Apr 30, 2001
Words and Heritage
OK, Shauny wants to know what kecks are.
In my family, at least, kecks are trousers, or more usually underwear, depending on the context. I think it’s a scouse thing, or at least a northern thing. My maternal grandfather was scouse, as was my paternal grandmother.
[Tangent: someone asked me the other day how I define my heritage. Well, let’s see. My maternal grandparents were generic northern and scouse, paternal ones were geordie and lancashire. My dad’s from Newcastle, and his entire family have been based in the north-east for yonks, mining and in the church (my brother did an extensive family tree a few years ago, going back thirteen generations to 1647 and so wide it fitted on a scroll thirty sheets across). My mum grew up in nottinghamshire, and her family has roots among the Lancashire sandgrounders, during the last century. Teachers, chemists and fishermen, all. Every single person in my family for the last four generations has been to university, and each to different ones, with only one overlap - my dad and my mum, who met at Cambridge when my dad was directing a production of A man for all seasons, in which my mum played the lead female character, Meg.
The entire family is fairly classically anglo-celtic looking - dark hair, blue or brown eyes, fair skin, tallish, strong bones. The men are built to withstand harsh north winds, and the women have childbearing hips. My heritage is classic northern british shabby intellectual, I’d say. And here I am, breaking the mould daaahn saaarf.

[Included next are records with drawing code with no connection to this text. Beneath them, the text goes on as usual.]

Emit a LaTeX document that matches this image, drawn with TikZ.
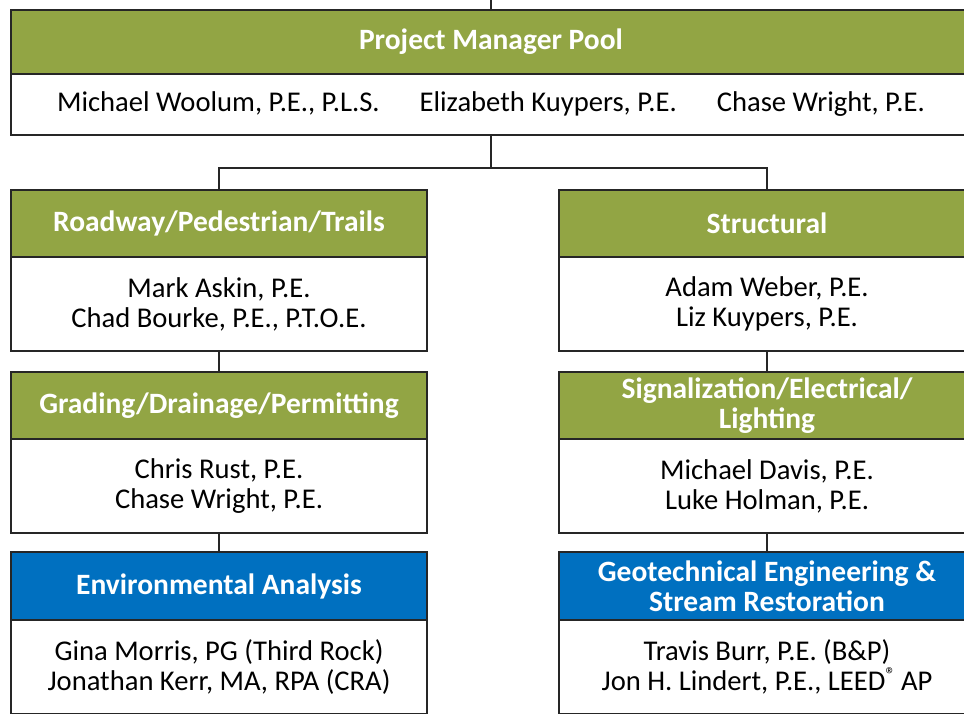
\documentclass[tikz,border=0pt]{standalone}
\usepackage{fontspec}
\setmainfont{Carlito}
\usetikzlibrary{positioning}
\definecolor{olivehead}{RGB}{146,165,68}
\definecolor{bluehead}{RGB}{0,112,192}

\begin{document}
\begin{tikzpicture}[
		x=1pt, y=-1pt,
		box/.style={rectangle, draw=black!85, line width=1.5pt, minimum width=416pt, inner sep=0pt, outer sep=0pt, align=center, font=\fontsize{28.6}{30}\selectfont},
		head/.style={box, fill=olivehead, text=white, font=\fontsize{29.5}{30}\selectfont\bfseries, minimum height=67pt},
		bluebox/.style={head, fill=bluehead, minimum height=68pt},
		body/.style={box, fill=white, minimum height=94pt},
		link/.style={black!85, line width=1.5pt},
		]

	\useasboundingbox (0,0) rectangle (964,713);
	\clip (0,0) rectangle (964,713);

	\node (pmhead) [head, minimum width=960pt, minimum height=64pt] at (491,42) {Project Manager Pool};
	\node (pmbody) [body, minimum width=960pt, minimum height=61pt, below=0pt of pmhead]
		{Michael Woolum, P.E., P.L.S.\hspace{40pt}Elizabeth Kuypers, P.E.\hspace{40pt}Chase Wright, P.E.};

	% left column
	\node (rdhead) [head] at (219,223.5) {Roadway/Pedestrian/Trails};
	\node (rdbody) [body, below=0pt of rdhead] {Mark Askin, P.E.\\Chad Bourke, P.E., P.T.O.E.};
	\node (grhead) [head, below=21pt of rdbody] {Grading/Drainage/Permitting};
	\node (grbody) [body, below=0pt of grhead] {Chris Rust, P.E.\\Chase Wright, P.E.};
	\node (envhead) [bluebox, below=19pt of grbody] {Environmental Analysis};
	\node (envbody) [body, below=0pt of envhead] {Gina Morris, PG (Third Rock)\\Jonathan Kerr, MA, RPA (CRA)};

	% right column
	\node (sthead) [head] at (767,223.5) {Structural};
	\node (stbody) [body, below=0pt of sthead] {Adam Weber, P.E.\\Liz Kuypers, P.E.};
	\node (sghead) [head, below=21pt of stbody] {Signalization/Electrical/\\Lighting};
	\node (sgbody) [body, below=0pt of sghead] {Michael Davis, P.E.\\Luke Holman, P.E.};
	\node (geohead) [bluebox, below=19pt of sgbody] {Geotechnical Engineering \&\\Stream Restoration};
	\node (geobody) [body, below=0pt of geohead] {Travis Burr, P.E. (B\&P)\\Jon H. Lindert, P.E., LEED\textsuperscript{®}\,AP};

	\coordinate (top) at (491,0);
	\draw[link] (top) -- (pmhead.north);
	\draw[link] (pmbody.south) -- ++(0,33) coordinate (split);
	\draw[link] (split) -| (rdhead.north);
	\draw[link] (split) -| (sthead.north);
	\draw[link] (rdbody.south) -- (grhead.north);
	\draw[link] (grbody.south) -- (envhead.north);
	\draw[link] (stbody.south) -- (sghead.north);
	\draw[link] (sgbody.south) -- (geohead.north);
\end{tikzpicture}
\end{document}
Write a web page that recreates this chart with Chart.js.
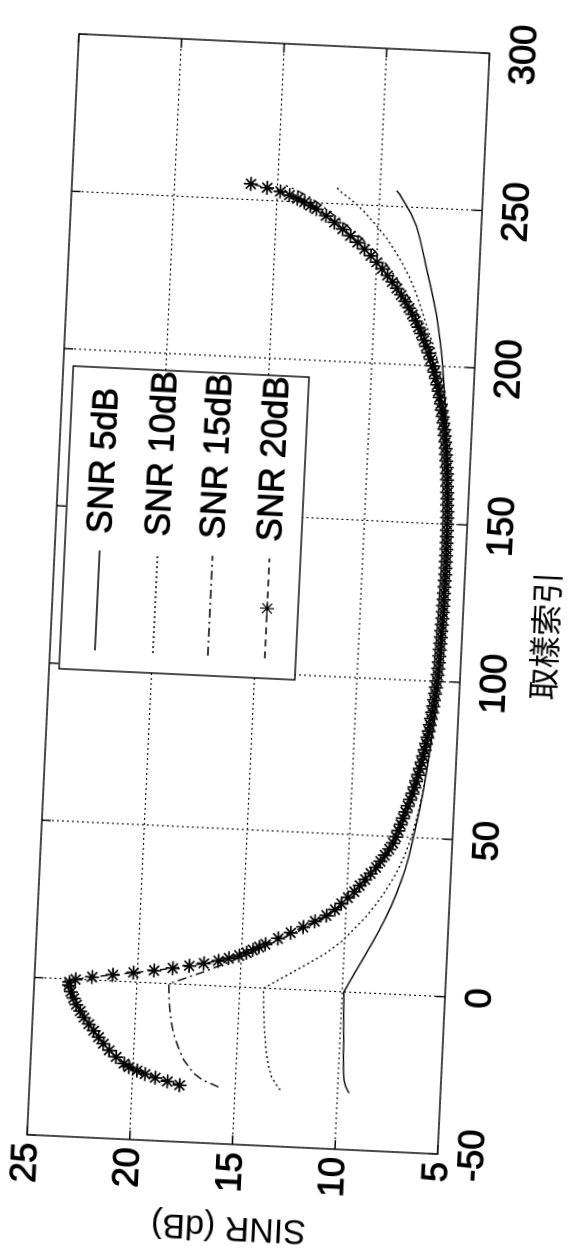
<!DOCTYPE html>
<html>
<head>
<meta charset="utf-8">
<script src="https://cdn.jsdelivr.net/npm/chart.js@4.4.0/dist/chart.umd.min.js"></script>
<style>
html, body { margin: 0; padding: 0; background: #fff; }
body { width: 571px; height: 1254px; overflow: hidden; position: relative; }
/* the figure is printed on its side, so the chart is drawn upright and turned */
#wrap {
    position: absolute; left: -407.25px; top: 343.75px;
    width: 1256px; height: 581px;
    transform-origin: 665.5px 245.5px;
    transform: rotate(-87.3deg);
}
</style>
</head>
<body>
<div id="wrap"><canvas id="sinrChart" width="1256" height="581"></canvas></div>
<script>
var seriesNames = ["SNR 5dB", "SNR 10dB", "SNR 15dB", "SNR 20dB"];
var xTicks = [-50, 0, 50, 100, 150, 200, 250, 300];
var yTicks = [5, 10, 15, 20, 25];
var xTitle = "取樣索引";
var yTitle = "SINR (dB)";

// sample index for the three plain curves
var idxLines = [-32, -30, -28, -24, -20, -16, -12, -8, -4, 0,
    4, 8, 12, 16, 20, 24, 28, 32, 36, 40,
    44, 48, 52, 56, 60, 64, 68, 72, 76, 80,
    84, 88, 92, 96, 100, 104, 108, 112, 116, 120,
    124, 128, 132, 136, 140, 144, 148, 152, 156, 160,
    164, 168, 172, 176, 180, 184, 188, 192, 196, 200,
    204, 208, 212, 216, 220, 224, 228, 232, 236, 240,
    244, 248, 250, 252, 254, 255];

var sinr5 = [9.45, 9.62, 9.72, 9.78, 9.80, 9.82, 9.85, 9.88, 9.90, 9.93,
    9.62, 9.30, 8.98, 8.66, 8.36, 8.08, 7.82, 7.60, 7.40, 7.22,
    7.08, 6.96, 6.85, 6.74, 6.64, 6.55, 6.47, 6.40, 6.33, 6.27,
    6.21, 6.16, 6.11, 6.07, 6.03, 6.00, 5.98, 5.96, 5.94, 5.93,
    5.92, 5.92, 5.92, 5.92, 5.93, 5.94, 5.95, 5.97, 5.99, 6.02,
    6.05, 6.09, 6.13, 6.18, 6.23, 6.29, 6.35, 6.42, 6.49, 6.56,
    6.64, 6.74, 6.85, 6.97, 7.12, 7.28, 7.45, 7.62, 7.78, 7.95,
    8.15, 8.45, 8.65, 8.85, 9.05, 9.20];

var sinr10 = [12.80, 13.05, 13.25, 13.45, 13.57, 13.65, 13.72, 13.77, 13.81, 13.84,
    12.85, 11.85, 10.90, 10.15, 9.60, 9.05, 8.60, 8.20, 7.85, 7.55,
    7.30, 7.10, 6.93, 6.79, 6.67, 6.57, 6.48, 6.40, 6.33, 6.27,
    6.22, 6.17, 6.13, 6.10, 6.07, 6.04, 6.02, 6.00, 5.99, 5.98,
    5.97, 5.97, 5.97, 5.97, 5.97, 5.98, 5.99, 6.00, 6.02, 6.05,
    6.08, 6.12, 6.17, 6.22, 6.28, 6.35, 6.43, 6.52, 6.63, 6.76,
    6.92, 7.15, 7.40, 7.62, 7.85, 8.10, 8.40, 8.75, 9.15, 9.60,
    10.15, 10.75, 11.10, 11.50, 11.95, 12.10];

var sinr15 = [15.80, 16.60, 17.05, 17.55, 17.85, 18.10, 18.25, 18.35, 18.42, 18.45,
    16.90, 15.50, 14.25, 13.10, 11.90, 10.85, 10.10, 9.50, 9.00, 8.55,
    8.15, 7.80, 7.58, 7.38, 7.18, 7.00, 6.85, 6.72, 6.59, 6.47,
    6.37, 6.29, 6.22, 6.16, 6.11, 6.07, 6.04, 6.02, 6.00, 5.99,
    5.98, 5.97, 5.96, 5.96, 5.96, 5.96, 5.97, 5.98, 6.00, 6.02,
    6.06, 6.10, 6.15, 6.21, 6.28, 6.37, 6.47, 6.60, 6.74, 6.92,
    7.12, 7.35, 7.60, 7.90, 8.25, 8.65, 9.10, 9.60, 10.20, 10.90,
    11.70, 12.55, 13.00, 13.50, 14.20, 14.60];

// the 20dB curve carries a star on every sample
var idx20 = [-32, -31, -30, -29, -28, -27, -26, -24, -22, -20,
    -18, -16, -14, -12, -10, -8, -6, -4, -2, -1,
    0, 1, 2, 3, 4, 5, 6, 7, 8, 9,
    10, 11, 12, 13, 14, 16, 18, 20, 22, 24,
    26, 28, 30, 32, 34, 36, 38, 40, 42, 44,
    46, 48, 50, 52, 54, 56, 58, 60, 62, 64,
    66, 68, 70, 72, 74, 76, 78, 80, 82, 84,
    86, 88, 90, 92, 94, 96, 98, 100, 102, 104,
    106, 108, 110, 112, 114, 116, 118, 120, 122, 124,
    126, 128, 130, 132, 134, 136, 138, 140, 142, 144,
    146, 148, 150, 152, 154, 156, 158, 160, 162, 164,
    166, 168, 170, 172, 174, 176, 178, 180, 182, 184,
    186, 188, 190, 192, 194, 196, 198, 200, 202, 204,
    206, 208, 210, 212, 214, 216, 218, 220, 222, 224,
    226, 228, 230, 232, 234, 236, 238, 240, 242, 244,
    246, 248, 249, 250, 251, 252, 253, 254, 255];

var sinr20 = [17.70, 18.30, 18.90, 19.40, 19.80, 20.20, 20.45, 20.85, 21.20, 21.50,
    21.75, 22.00, 22.25, 22.50, 22.70, 22.90, 23.05, 23.20, 23.30, 23.30,
    23.00, 22.20, 21.20, 20.20, 19.20, 18.30, 17.50, 16.80, 16.10, 15.60,
    15.10, 14.75, 14.45, 14.15, 13.85, 13.25, 12.65, 12.05, 11.50, 10.95,
    10.55, 10.25, 9.95, 9.65, 9.40, 9.15, 8.90, 8.65, 8.45, 8.25,
    8.05, 7.88, 7.75, 7.65, 7.55, 7.45, 7.35, 7.25, 7.15, 7.05,
    6.97, 6.90, 6.82, 6.75, 6.68, 6.62, 6.56, 6.50, 6.45, 6.40,
    6.36, 6.32, 6.28, 6.24, 6.21, 6.18, 6.15, 6.12, 6.10, 6.08,
    6.07, 6.06, 6.05, 6.04, 6.03, 6.02, 6.01, 6.00, 5.99, 5.99,
    5.98, 5.98, 5.97, 5.97, 5.96, 5.96, 5.96, 5.96, 5.96, 5.97,
    5.97, 5.98, 5.98, 5.99, 6.00, 6.02, 6.03, 6.05, 6.07, 6.09,
    6.11, 6.14, 6.17, 6.20, 6.23, 6.26, 6.30, 6.34, 6.39, 6.44,
    6.50, 6.56, 6.63, 6.70, 6.78, 6.86, 6.95, 7.05, 7.16, 7.28,
    7.40, 7.53, 7.67, 7.82, 7.98, 8.15, 8.33, 8.53, 8.74, 8.96,
    9.20, 9.45, 9.72, 10.00, 10.30, 10.62, 10.97, 11.34, 11.73, 12.14,
    12.57, 13.05, 13.35, 13.65, 14.00, 14.40, 14.85, 15.50, 16.30];

var labelFont = "Liberation Sans";
var cjkFont = "Noto Sans CJK TC";

function toPoints(xs, ys) {
    return xs.map(function(x, i) { return {x: x, y: ys[i]}; });
}

function drawStar(ctx, x, y, r) {
    ctx.beginPath();
    ctx.moveTo(x - r, y); ctx.lineTo(x + r, y);
    ctx.moveTo(x, y - r); ctx.lineTo(x, y + r);
    var d = r * 0.7071;
    ctx.moveTo(x - d, y - d); ctx.lineTo(x + d, y + d);
    ctx.moveTo(x - d, y + d); ctx.lineTo(x + d, y - d);
    ctx.stroke();
}

// box round the axes plus the small inward ticks, like a matlab figure
var framePlugin = {
    id: "frame",
    afterDatasetsDraw: function(chart) {
        var ctx = chart.ctx, a = chart.chartArea;
        var xs = chart.scales.x, ys = chart.scales.y;
        var tl = 9;
        ctx.save();
        ctx.strokeStyle = "#000";
        ctx.lineWidth = 1.4;
        ctx.setLineDash([]);
        ctx.strokeRect(a.left, a.top, a.right - a.left, a.bottom - a.top);
        ctx.beginPath();
        xTicks.forEach(function(v) {
            var px = xs.getPixelForValue(v);
            ctx.moveTo(px, a.bottom); ctx.lineTo(px, a.bottom - tl);
            ctx.moveTo(px, a.top); ctx.lineTo(px, a.top + tl);
        });
        yTicks.forEach(function(v) {
            var py = ys.getPixelForValue(v);
            ctx.moveTo(a.left, py); ctx.lineTo(a.left + tl, py);
            ctx.moveTo(a.right, py); ctx.lineTo(a.right - tl, py);
        });
        ctx.stroke();
        ctx.restore();
    }
};

// legend box sits inside the axes, as in the figure
var legendPlugin = {
    id: "insideLegend",
    afterDraw: function(chart) {
        var ctx = chart.ctx, a = chart.chartArea;
        var bx = a.left + 467, by = a.top + 10, bw = 303, bh = 236;
        var rows = [35, 93, 148, 205];
        ctx.save();
        ctx.fillStyle = "#fff";
        ctx.fillRect(bx, by, bw, bh);
        ctx.strokeStyle = "#000";
        ctx.lineWidth = 1.4;
        ctx.setLineDash([]);
        ctx.strokeRect(bx, by, bw, bh);
        chart.data.datasets.forEach(function(ds, i) {
            var y = by + rows[i];
            ctx.lineWidth = ds.borderWidth;
            ctx.setLineDash(ds.borderDash || []);
            ctx.beginPath();
            ctx.moveTo(bx + 20, y);
            ctx.lineTo(bx + 120, y);
            ctx.stroke();
            ctx.setLineDash([]);
            if (ds.pointRadius > 0) {
                ctx.lineWidth = 1.2;
                drawStar(ctx, bx + 70, y, ds.pointRadius);
            }
            ctx.fillStyle = "#000";
            ctx.font = "35px '" + labelFont + "'";
            ctx.textAlign = "left";
            ctx.textBaseline = "middle";
            ctx.lineWidth = 0.9;
            ctx.fillText(ds.label, bx + 137, y + 1);
            ctx.strokeText(ds.label, bx + 137, y + 1);
        });
        // x axis caption, set a bit off centre like the original
        ctx.font = "32px '" + cjkFont + "'";
        ctx.textAlign = "center";
        ctx.fillText(xTitle, chart.scales.x.getPixelForValue(116), a.bottom + 83);
        ctx.restore();
    }
};

window.addEventListener("DOMContentLoaded", function() {
    var elem = document.getElementById("sinrChart");
    var lineStyles = [[], [2, 3], [9, 4, 2, 4], [7, 5]];
    var seriesX = [idxLines, idxLines, idxLines, idx20];
    var seriesY = [sinr5, sinr10, sinr15, sinr20];

    var datasets = seriesNames.map(function(name, i) {
        var isStar = (i === 3);
        return {
            label: name,
            data: toPoints(seriesX[i], seriesY[i]),
            borderColor: "#000",
            borderWidth: 1.4,
            borderDash: lineStyles[i],
            tension: 0,
            fill: false,
            pointStyle: "star",
            pointRadius: isStar ? 7 : 0,
            pointBorderColor: "#000",
            pointBackgroundColor: "#000",
            pointBorderWidth: 1.7
        };
    });

    new Chart(elem, {
        type: "line",
        data: {datasets: datasets},
        options: {
            responsive: false,
            animation: false,
            devicePixelRatio: 2,
            layout: {padding: {top: 40, right: 35, bottom: 0, left: 0}},
            plugins: {legend: {display: false}, tooltip: {enabled: false}},
            scales: {
                x: {
                    type: "linear",
                    min: xTicks[0],
                    max: xTicks[xTicks.length - 1],
                    afterBuildTicks: function(s) { s.ticks = xTicks.map(function(v) { return {value: v}; }); },
                    afterFit: function(s) { s.height = 130; },
                    grid: {color: "#000", lineWidth: 1.1, drawTicks: false},
                    border: {display: false, dash: [2, 3]},
                    ticks: {color: "#000", font: {family: labelFont, size: 36}, padding: 14, maxRotation: 0, autoSkip: false,
                        textStrokeColor: "#000", textStrokeWidth: 1}
                },
                y: {
                    min: yTicks[0],
                    max: yTicks[yTicks.length - 1],
                    afterBuildTicks: function(s) { s.ticks = yTicks.map(function(v) { return {value: v}; }); },
                    afterFit: function(s) { s.width = 110; },
                    grid: {color: "#000", lineWidth: 1.1, drawTicks: false},
                    border: {display: false, dash: [2, 3]},
                    ticks: {color: "#000", font: {family: labelFont, size: 36}, padding: 8,
                        textStrokeColor: "#000", textStrokeWidth: 1},
                    title: {display: true, text: yTitle, color: "#000", font: {family: labelFont, size: 34}, padding: {top: 7, bottom: 0}}
                }
            }
        },
        plugins: [framePlugin, legendPlugin]
    });
});
</script>
</body>
</html>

When living in Bolivia, my friend C and I quickly figured out that we had to develop a way of talking that couldn’t be understood by those around us. For the most part, English was fine, but when we met up with a bunch of Peace Corps volunteers in Cochabamba, it became obvious that we’d have to go one better. So we started slipping into a disturbing OTT scouse accent when talking to each other in front of others - running all words together, raising the pitch an octave or so, dropping the beginnings and ends of words (and sometimes even the middles), squeezing the words into a steady scouse stream. There was no need to go sotto voce, since no-one could understand, so we continued at normal volume, a pair of chittering scally banshees, whenever we needed to gossip or exchange private information in public.
This worked fine, until we met up in Liverpool, the year after. Walking down Bold Street one afternoon, we passed a woman teetering on the most ridiculous platform trainers I’d ever seen (bearing in mind that any platform trainers are inherently ridiculous, and that I’d been out of the country for nearly two years) and with hair that looked as if she’d been dragged through a bush backwards, massively teased and sprayed to within an inch of its life.
C, who is from Harrogate, clocked her first, then turned to me, and in a horrified and clearly fake scally screech, declared “Eywillyoulooookatthe’urron’er! Worraslappa!”
Cue outraged and murderous stares from the entire Liverpudlian population in the surrounding area. Oops.
Funny thing is, I can manage passable scouse, scottish (all parts), lanky, derbyshire and manc, but I can’t do geordie at all. There must be a vital chromosone missing from my DNA or something.